From the article, it appears that Duquesne founded the public radio station 58 years ago. During a pledge drive, the following message was run: "Support for DUQ comes from Planned Parenthood, providing comprehensive sexuality education, including lessons on abstinence. Planned Parenthood: Their mission is prevention."
Leave aside whether the message is an accurate statement of Planned Parenthood's mission, since that does not appear to be the issue. Rather, the question raised is "whether the station's news content is independent and, ultimately, whether the station should separate itself from Duquesne." The station has received a significant number of calls and e-mails objecting to its decision to stop running the ads and questioning its "editorial integrity."

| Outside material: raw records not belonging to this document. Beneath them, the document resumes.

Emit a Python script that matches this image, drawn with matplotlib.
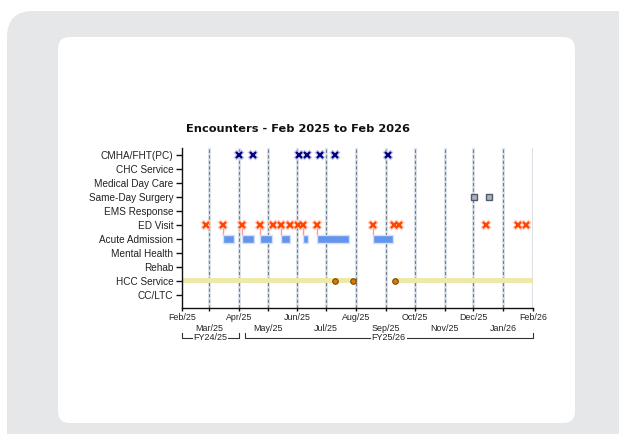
import matplotlib
matplotlib.use("Agg")
import matplotlib.pyplot as plt
import matplotlib.dates as mdates
from matplotlib.patches import FancyBboxPatch
from matplotlib.transforms import IdentityTransform, blended_transform_factory
import pandas as pd

# ---------------- data ----------------
categories = ['CMHA/FHT(PC)', 'CHC Service', 'Medical Day Care', 'Same-Day Surgery',
              'EMS Response', 'ED Visit', 'Acute Admission', 'Mental Health',
              'Rehab', 'HCC Service', 'CC/LTC']

cmha_dates = ['2025-04-01', '2025-04-16', '2025-06-03', '2025-06-11',
              '2025-06-24', '2025-07-10', '2025-09-03']
ed_dates = ['2025-02-26', '2025-03-16', '2025-04-04', '2025-04-23', '2025-05-07',
            '2025-05-15', '2025-05-24', '2025-06-02', '2025-06-07', '2025-06-21',
            '2025-08-19', '2025-09-09', '2025-09-15', '2025-12-14', '2026-01-16',
            '2026-01-25']
admit_start = ['2025-03-16', '2025-04-04', '2025-04-23', '2025-05-15',
               '2025-06-07', '2025-06-21', '2025-08-19']
admit_end = ['2025-03-27', '2025-04-17', '2025-05-06', '2025-05-24',
             '2025-06-12', '2025-07-25', '2025-09-08']
sds_dates = ['2025-12-02', '2025-12-17']
hcc_start = ['2025-01-15', '2025-09-10']
hcc_end = ['2025-07-29', '2026-02-01']
hcc_events = ['2025-07-10', '2025-07-29', '2025-09-10']

month_ticks = pd.date_range('2025-02-01', '2026-02-01', freq='MS')
month_labels = ['Feb/25', 'Mar/25', 'Apr/25', 'May/25', 'Jun/25', 'Jul/25', 'Aug/25',
                'Sep/25', 'Oct/25', 'Nov/25', 'Dec/25', 'Jan/26', 'Feb/26']
fy_labels = ['FY24/25', 'FY25/26']
fy_start = ['2025-02-01', '2025-04-07']
fy_end = ['2025-04-01', '2026-02-01']

title = 'Encounters - Feb 2025 to Feb 2026'

# ---------------- helpers ----------------
def d(lst):
    return mdates.date2num(pd.to_datetime(lst).to_pydatetime())

row = {c: i for i, c in enumerate(categories)}

W, H = 619, 434
fig = plt.figure(figsize=(W / 100, H / 100), dpi=100)
fig.patch.set_facecolor('white')

# background panels (pixel coordinates)
outer = FancyBboxPatch((7, -40), 700, 423 + 40, boxstyle='round,pad=0,rounding_size=26',
                       transform=IdentityTransform(), facecolor='#e6e7e9',
                       edgecolor='none', zorder=-10)
inner = FancyBboxPatch((58, 434 - 423), 575 - 58, 423 - 37,
                       boxstyle='round,pad=0,rounding_size=12',
                       transform=IdentityTransform(), facecolor='white',
                       edgecolor='none', zorder=-9)
fig.patches.extend([outer, inner])

ax_left, ax_right, ax_top, ax_bottom = 182, 533, 148, 307.5
ax = fig.add_axes([ax_left / W, (H - ax_bottom) / H,
                   (ax_right - ax_left) / W, (ax_bottom - ax_top) / H])
ax.set_facecolor('none')

x0, x1 = d(['2025-02-01', '2026-02-01'])
ax.set_xlim(x0, x1)
ax.set_ylim(10.93, -0.5)

# gridlines (month boundaries)
for m in d(month_ticks[1:]):
    ax.axvline(m, color='#dfe4ea', lw=2.2, zorder=1)
    ax.axvline(m, color='#6f7f92', lw=0.8, ls=(0, (3, 2)), zorder=1.1)

# HCC service bands
hs, he = d(hcc_start), d(hcc_end)
ax.barh([row['HCC Service']] * len(hs), he - hs, left=hs, height=0.42,
        color='#eee8aa', edgecolor='none', zorder=2)
ax.plot(d(hcc_events), [row['HCC Service']] * len(hcc_events), 'o', ms=4,
        mfc='#e07800', mec='#6b4a10', mew=0.8, zorder=5)

# Acute admissions
as_, ae = d(admit_start), d(admit_end)
ax.barh([row['Acute Admission']] * len(as_), ae - as_, left=as_, height=0.6,
        color='#6495ed', edgecolor='#d2e0fa', lw=1.0, zorder=3)
# connectors from ED visit to admission
for s in as_:
    ax.plot([s, s], [row['ED Visit'], row['Acute Admission'] - 0.3],
            color='#ff9a9a', lw=1.0, zorder=2.5)

# ED visits
ed = d(ed_dates)
ax.plot(ed, [row['ED Visit']] * len(ed), 'x', ms=5.5, mew=3, color='#ffc9b8',
        zorder=4)
ax.plot(ed, [row['ED Visit']] * len(ed), 'x', ms=4.5, mew=1.6, color='#ff4500',
        zorder=4.1)

# CMHA/FHT(PC)
cm = d(cmha_dates)
ax.plot(cm, [row['CMHA/FHT(PC)']] * len(cm), 'x', ms=5.5, mew=3, color='#c5c8e8',
        zorder=4)
ax.plot(cm, [row['CMHA/FHT(PC)']] * len(cm), 'x', ms=4.5, mew=1.6, color='#000080',
        zorder=4.1)

# Same-day surgery
sd = d(sds_dates)
ax.plot(sd, [row['Same-Day Surgery']] * len(sd), 's', ms=4.5, mfc='#a8b3c6',
        mec='#555b66', mew=1.0, zorder=4)

# axes styling
for s in ['top', 'right']:
    ax.spines[s].set_visible(False)
for s in ['left', 'bottom']:
    ax.spines[s].set_color('#111111')
    ax.spines[s].set_linewidth(1.0)

tick_font = 'Liberation Sans'
ax.set_yticks(range(len(categories)))
ax.set_yticklabels(categories, fontfamily=tick_font, fontsize=7.2, color='#222222')
ax.tick_params(axis='y', length=4.3, width=1.0, pad=2, color='#111111')

ax.set_xticks(d(month_ticks))
xl = [lab if i % 2 == 0 else '\n' + lab for i, lab in enumerate(month_labels)]
ax.set_xticklabels(xl, fontfamily=tick_font, fontsize=6.4, color='#222222',
                   linespacing=1.25)
ax.tick_params(axis='x', length=2.3, width=1.0, pad=1.5, color='#111111')

# fiscal year brackets
tr = blended_transform_factory(ax.transData, ax.transAxes)
ah = ax_bottom - ax_top
y_line = -(338 - ax_bottom) / ah
y_tick = -(333 - ax_bottom) / ah
for lab, s, e in zip(fy_labels, d(fy_start), d(fy_end)):
    ax.plot([s, s, e, e], [y_tick, y_line, y_line, y_tick], color='#333333',
            lw=0.8, transform=tr, clip_on=False)
    ax.text((s + e) / 2, y_line, lab, transform=tr, ha='center', va='center',
            fontfamily=tick_font, fontsize=6.5, color='#222222',
            bbox=dict(facecolor='white', edgecolor='none', pad=0.6))

fig.text(298.5 / W, 1 - 129.5 / H, title, ha='center', va='center',
         fontfamily='DejaVu Sans', fontweight='bold', fontsize=8.2, color='#111111')

fig.savefig('out.png', dpi=100)
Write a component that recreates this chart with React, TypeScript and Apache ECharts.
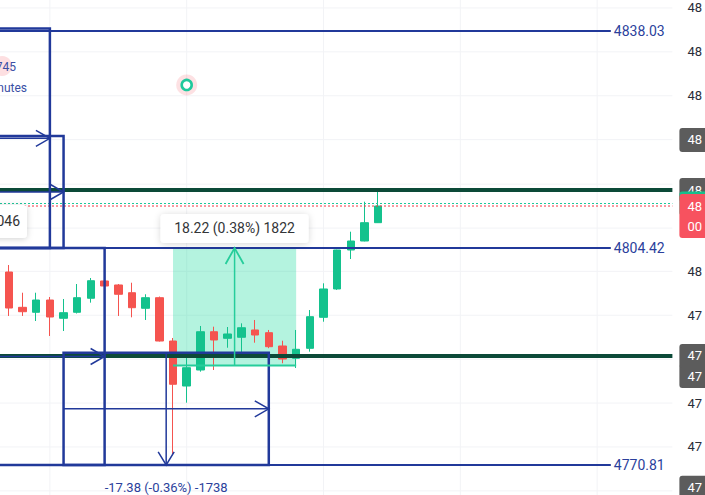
import { useEffect, useRef } from "react";
import * as echarts from "echarts";

const FONT = "Roboto, 'Noto Sans', sans-serif";
const BLUE = "#21399a";
const BLUE_TEXT = "#2b3f9c";
const DARK = "#0c4a38";
const UP = "#14c28d";
const DOWN = "#f5544f";
const MINT_FILL = "rgba(8, 214, 150, 0.3)";
const MINT_LINE = "#26cd9b";

// categories (bar slots, only the first 28 hold candles)
const categories: string[] = Array.from({ length: 49 }, (_, i) => String(i + 1));

// candles
const opens = [4800.70, 4795.23, 4794.46, 4796.36, 4793.53, 4794.46, 4796.63, 4799.31, 4798.69, 4797.49, 4795.08, 4796.72, 4790.01, 4783.04, 4785.52, 4791.45, 4790.43, 4790.59, 4791.72, 4791.30, 4789.24, 4787.33, 4788.88, 4793.68, 4798.07, 4804.11, 4805.50, 4808.34];
const closes = [4795.12, 4794.55, 4796.36, 4793.73, 4794.40, 4796.72, 4799.35, 4798.53, 4797.25, 4795.17, 4796.72, 4790.01, 4783.31, 4785.88, 4791.45, 4790.17, 4791.10, 4792.07, 4790.94, 4789.13, 4787.22, 4788.73, 4793.78, 4798.07, 4804.11, 4805.50, 4808.34, 4810.92];
const lows = [4793.89, 4793.89, 4793.11, 4790.79, 4791.56, 4794.27, 4795.95, 4797.14, 4793.89, 4793.68, 4793.27, 4789.93, 4772.36, 4780.46, 4785.26, 4785.52, 4788.97, 4788.11, 4789.75, 4788.90, 4786.56, 4785.83, 4788.36, 4793.00, 4797.92, 4802.71, 4805.45, 4808.30];
const highs = [4801.78, 4797.49, 4797.49, 4796.83, 4796.52, 4798.84, 4799.77, 4800.55, 4798.84, 4799.04, 4797.25, 4796.90, 4790.48, 4788.00, 4792.34, 4792.23, 4792.18, 4792.75, 4793.27, 4791.72, 4790.06, 4791.72, 4794.81, 4798.95, 4804.15, 4806.94, 4811.59, 4813.14];

// price scale
const yMin = 4766.16;
const yMax = 4842.83;
const priceTicks = [4841.6, 4834.8, 4828.0, 4821.2, 4814.3, 4807.5, 4800.8, 4794.0, 4787.2, 4780.4, 4773.6, 4766.8];
const priceTickLabels = [4841.6, 4834.8, 4828.0, 4800.8, 4794.0, 4780.4, 4773.6];
const timeGridCols = [3, 13, 23, 33, 43];

// horizontal blue levels
const blueLevels = [4838.03, 4804.42, 4770.81];
const blueLevelLabels = ["4838.03", "4804.42", "4770.81"];
const levelStart = -12;
const levelEnd = 44;

// dark green support / resistance lines
const darkLevels = [4813.40, 4787.69];

// bid / ask lines
const quoteLines = [4811.31, 4810.92];
const quoteColors = ["#1fc79a", "#f23645"];

// date & price ranges
const rangeStart = [-20, -20, -20, 4];
const rangeEnd = [3, 4, 7, 19];
const rangeTop = [4838.40, 4821.77, 4804.42, 4788.19];
const rangeBottom = [4804.42, 4804.42, 4770.81, 4770.81];
const rangeLabels = ["", "", "", "-17.38 (-0.36%) -1738"];

// price range measurement
const measureStart = [12];
const measureEnd = [21];
const measureFrom = [4786.20];
const measureTo = [4804.42];
const measureLabels = ["18.22 (0.38%) 1822"];

// alert marker
const alertPoints = [[13, 4829.67]];

// right-scale tags
const tagPrices = [4821.15, 4813.40, 4811.31, 4810.92, 4784.59, 4787.69, 4767.30];
const tagTexts = ["48", "48", "", "48\n00", "47", "47", "47"];
const tagColors = ["#5c5c5c", "#5c5c5c", "#16c08c", "#f7525f", "#5c5c5c", "#5c5c5c", "#5c5c5c"];

function chevron(tip: number[], dir: "right" | "down" | "up", len: number, half: number, color: string, width: number) {
  const [x, y] = tip;
  let pts: number[][];
  if (dir === "right") pts = [[x - len, y - half], [x, y], [x - len, y + half]];
  else if (dir === "down") pts = [[x - half, y - len], [x, y], [x + half, y - len]];
  else pts = [[x - half, y + len], [x, y], [x + half, y + len]];
  return { type: "polyline", shape: { points: pts }, style: { stroke: color, lineWidth: width, fill: "none" } };
}

export default function App() {
  const ref = useRef<HTMLDivElement>(null);

  useEffect(() => {
    if (!ref.current) return;
    const chart = echarts.init(ref.current, undefined, { renderer: "svg" });

    const option: any = {
      animation: false,
      backgroundColor: "#ffffff",
      grid: { left: 2, right: 32, top: 0, bottom: 0, containLabel: false },
      xAxis: [
        {
          type: "category",
          data: categories,
          boundaryGap: true,
          show: false,
        },
        {
          type: "value",
          min: -0.5,
          max: categories.length - 0.5,
          show: false,
        },
      ],
      yAxis: {
        type: "value",
        position: "right",
        min: yMin,
        max: yMax,
        axisLine: { show: false },
        axisTick: { show: false },
        splitLine: { show: false },
        axisLabel: {
          customValues: priceTickLabels,
          margin: 15,
          color: "#2a2e39",
          fontSize: 13,
          fontFamily: FONT,
          formatter: (v: number) => String(Math.floor(v / 100)),
        },
      },
      graphic: [
        { type: "circle", shape: { cx: 2, cy: 66, r: 10 }, style: { fill: "rgba(242,54,69,0.16)" }, z: 20 },
        { type: "text", style: { text: "745", x: 16, y: 67, align: "right", verticalAlign: "middle", fill: "#3a4fa5", fontSize: 12, fontFamily: FONT }, z: 21 },
        { type: "text", style: { text: "nutes", x: 27, y: 88, align: "right", verticalAlign: "middle", fill: "#3a4fa5", fontSize: 12, fontFamily: FONT }, z: 21 },
        {
          type: "rect",
          shape: { x: -12, y: 205, width: 39, height: 33, r: 4 },
          style: { fill: "#ffffff", shadowBlur: 6, shadowColor: "rgba(0,0,0,0.18)", shadowOffsetY: 1 },
          z: 20,
        },
        { type: "text", style: { text: "046", x: 20, y: 221, align: "right", verticalAlign: "middle", fill: "#333333", fontSize: 14, fontFamily: FONT }, z: 21 },
      ],
      series: [
        // faint grid
        {
          type: "custom",
          xAxisIndex: 1,
          yAxisIndex: 0,
          silent: true,
          z: 0,
          clip: false,
          data: priceTicks.map((p) => [0, p]),
          renderItem: (params: any, api: any) => {
            const cs = params.coordSys;
            const y = api.coord([0, api.value(1)])[1];
            return { type: "line", shape: { x1: 0, y1: y, x2: cs.x + cs.width, y2: y }, style: { stroke: "#f2f3f6", lineWidth: 1 } };
          },
        },
        {
          type: "custom",
          xAxisIndex: 1,
          yAxisIndex: 0,
          silent: true,
          z: 0,
          clip: false,
          data: timeGridCols.map((c) => [c, yMin]),
          renderItem: (params: any, api: any) => {
            const cs = params.coordSys;
            const x = api.coord([api.value(0), yMin])[0];
            return { type: "line", shape: { x1: x, y1: cs.y, x2: x, y2: cs.y + cs.height }, style: { stroke: "#f2f3f6", lineWidth: 1 } };
          },
        },
        // measure fill (behind candles)
        {
          type: "custom",
          xAxisIndex: 1,
          yAxisIndex: 0,
          silent: true,
          z: 1,
          clip: false,
          data: measureStart.map((s, i) => [s, measureEnd[i], measureFrom[i], measureTo[i]]),
          renderItem: (params: any, api: any) => {
            const p1 = api.coord([api.value(0), api.value(3)]);
            const p2 = api.coord([api.value(1), api.value(2)]);
            return { type: "rect", shape: { x: p1[0], y: p1[1], width: p2[0] - p1[0], height: p2[1] - p1[1] }, style: { fill: MINT_FILL } };
          },
        },
        // candles
        {
          type: "candlestick",
          xAxisIndex: 0,
          yAxisIndex: 0,
          z: 3,
          barWidth: 8,
          data: opens.map((o, i) => [o, closes[i], lows[i], highs[i]]),
          itemStyle: { color: UP, color0: DOWN, borderColor: UP, borderColor0: DOWN, borderWidth: 1 },
        },
        // dotted bid / ask lines
        {
          type: "custom",
          xAxisIndex: 1,
          yAxisIndex: 0,
          silent: true,
          z: 4,
          clip: false,
          data: quoteLines.map((p) => [0, p]),
          renderItem: (params: any, api: any) => {
            const cs = params.coordSys;
            const y = api.coord([0, api.value(1)])[1];
            return {
              type: "line",
              shape: { x1: 0, y1: y, x2: cs.x + cs.width, y2: y },
              style: { stroke: quoteColors[params.dataIndex], lineWidth: 1, lineDash: [2, 2] },
            };
          },
        },
        // blue levels
        {
          type: "custom",
          xAxisIndex: 1,
          yAxisIndex: 0,
          silent: true,
          z: 5,
          clip: false,
          data: blueLevels.map((p) => [levelStart, p]),
          renderItem: (params: any, api: any) => {
            const price = api.value(1);
            const a = api.coord([levelStart, price]);
            const b = api.coord([levelEnd, price]);
            return {
              type: "group",
              children: [
                { type: "line", shape: { x1: a[0], y1: a[1], x2: b[0], y2: b[1] }, style: { stroke: BLUE, lineWidth: 2 } },
                {
                  type: "text",
                  style: {
                    text: blueLevelLabels[params.dataIndex],
                    x: b[0] + 3,
                    y: b[1],
                    align: "left",
                    verticalAlign: "middle",
                    fill: BLUE_TEXT,
                    fontSize: 14,
                    fontFamily: FONT,
                  },
                },
              ],
            };
          },
        },
        // dark green levels
        {
          type: "custom",
          xAxisIndex: 1,
          yAxisIndex: 0,
          silent: true,
          z: 5,
          clip: false,
          data: darkLevels.map((p) => [0, p]),
          renderItem: (params: any, api: any) => {
            const cs = params.coordSys;
            const y = api.coord([0, api.value(1)])[1];
            return { type: "line", shape: { x1: 0, y1: y, x2: cs.x + cs.width, y2: y }, style: { stroke: DARK, lineWidth: 4 } };
          },
        },
        // date & price ranges
        {
          type: "custom",
          xAxisIndex: 1,
          yAxisIndex: 0,
          silent: true,
          z: 6,
          clip: false,
          data: rangeStart.map((s, i) => [s, rangeEnd[i], rangeTop[i], rangeBottom[i]]),
          renderItem: (params: any, api: any) => {
            const tl = api.coord([api.value(0), api.value(2)]);
            const br = api.coord([api.value(1), api.value(3)]);
            const xm = (tl[0] + br[0]) / 2;
            const ym = (tl[1] + br[1]) / 2;
            const label = rangeLabels[params.dataIndex];
            const children: any[] = [
              { type: "rect", shape: { x: tl[0], y: tl[1], width: br[0] - tl[0], height: br[1] - tl[1] }, style: { stroke: BLUE, lineWidth: 2.5, fill: "none" } },
              { type: "line", shape: { x1: tl[0], y1: ym, x2: br[0], y2: ym }, style: { stroke: BLUE, lineWidth: 1.5 } },
              chevron([br[0], ym], "right", 14, 8, BLUE, 1.5),
              { type: "line", shape: { x1: xm, y1: tl[1], x2: xm, y2: br[1] }, style: { stroke: BLUE, lineWidth: 1.5 } },
              chevron([xm, br[1]], "down", 13, 8, BLUE, 1.5),
            ];
            if (label) {
              children.push({
                type: "text",
                style: { text: label, x: xm, y: br[1] + 23, align: "center", verticalAlign: "middle", fill: BLUE_TEXT, fontSize: 13, fontFamily: FONT },
              });
            }
            return { type: "group", children };
          },
        },
        // price range measurement lines + label
        {
          type: "custom",
          xAxisIndex: 1,
          yAxisIndex: 0,
          silent: true,
          z: 6,
          clip: false,
          data: measureStart.map((s, i) => [s, measureEnd[i], measureFrom[i], measureTo[i]]),
          renderItem: (params: any, api: any) => {
            const bl = api.coord([api.value(0), api.value(2)]);
            const tr = api.coord([api.value(1), api.value(3)]);
            const xm = (bl[0] + tr[0]) / 2;
            const boxW = 148;
            const boxH = 29;
            return {
              type: "group",
              children: [
                { type: "line", shape: { x1: bl[0], y1: bl[1], x2: tr[0], y2: bl[1] }, style: { stroke: MINT_LINE, lineWidth: 2 } },
                { type: "line", shape: { x1: xm, y1: bl[1], x2: xm, y2: tr[1] }, style: { stroke: MINT_LINE, lineWidth: 1.5 } },
                chevron([xm, tr[1]], "up", 16, 9, MINT_LINE, 1.8),
                {
                  type: "rect",
                  shape: { x: xm - boxW / 2, y: tr[1] - 5 - boxH, width: boxW, height: boxH, r: 4 },
                  style: { fill: "#ffffff", shadowBlur: 7, shadowColor: "rgba(0,0,0,0.16)", shadowOffsetY: 1 },
                },
                {
                  type: "text",
                  style: {
                    text: measureLabels[params.dataIndex],
                    x: xm,
                    y: tr[1] - 5 - boxH / 2,
                    align: "center",
                    verticalAlign: "middle",
                    fill: "#333538",
                    fontSize: 14,
                    fontFamily: FONT,
                  },
                },
              ],
            };
          },
        },
        // alert marker
        {
          type: "custom",
          xAxisIndex: 1,
          yAxisIndex: 0,
          silent: true,
          z: 6,
          clip: false,
          data: alertPoints,
          renderItem: (params: any, api: any) => {
            const p = api.coord([api.value(0), api.value(1)]);
            return {
              type: "group",
              children: [
                { type: "circle", shape: { cx: p[0], cy: p[1], r: 10.5 }, style: { fill: "rgba(242,54,69,0.15)" } },
                { type: "circle", shape: { cx: p[0], cy: p[1], r: 5 }, style: { fill: "#ffffff", stroke: "#1fc99c", lineWidth: 2.6 } },
              ],
            };
          },
        },
        // right scale tags
        {
          type: "custom",
          xAxisIndex: 1,
          yAxisIndex: 0,
          silent: true,
          z: 8,
          clip: false,
          data: tagPrices.map((p) => [0, p]),
          renderItem: (params: any, api: any) => {
            const i = params.dataIndex;
            const cs = params.coordSys;
            const y = api.coord([0, api.value(1)])[1];
            const left = cs.x + cs.width + 7;
            const lines = tagTexts[i] ? tagTexts[i].split("\n") : [];
            const h = 24 + Math.max(0, lines.length - 1) * 20;
            const children: any[] = [
              { type: "rect", shape: { x: left, y: y - 12, width: 40, height: h, r: [3, 0, 0, 3] }, style: { fill: tagColors[i] } },
            ];
            lines.forEach((t, k) => {
              children.push({
                type: "text",
                style: { text: t, x: left + 8, y: y + k * 20, align: "left", verticalAlign: "middle", fill: "#ffffff", fontSize: 13, fontFamily: FONT },
              });
            });
            return { type: "group", children };
          },
        },
      ],
    };

    chart.setOption(option);
    return () => chart.dispose();
  }, []);

  return (
    <div
      ref={ref}
      style={{ position: "fixed", left: 0, top: 0, width: 705, height: 495, background: "#ffffff" }}
    />
  );
}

I'm interested in the views of others on this. It seems to me that the debate about what kind of speakers a Catholic university should have on campus and/or should honor is different from the question of what content is appropriate for a public radio station as to which the Catholic university is a licence holder. I'm not making a statement about how either should be resolved (although I confess my general leaning is always in favor of more speech rather than less), but I do think they are different questions and I tend to think there should be less control exercised over a public radio station than in other situations.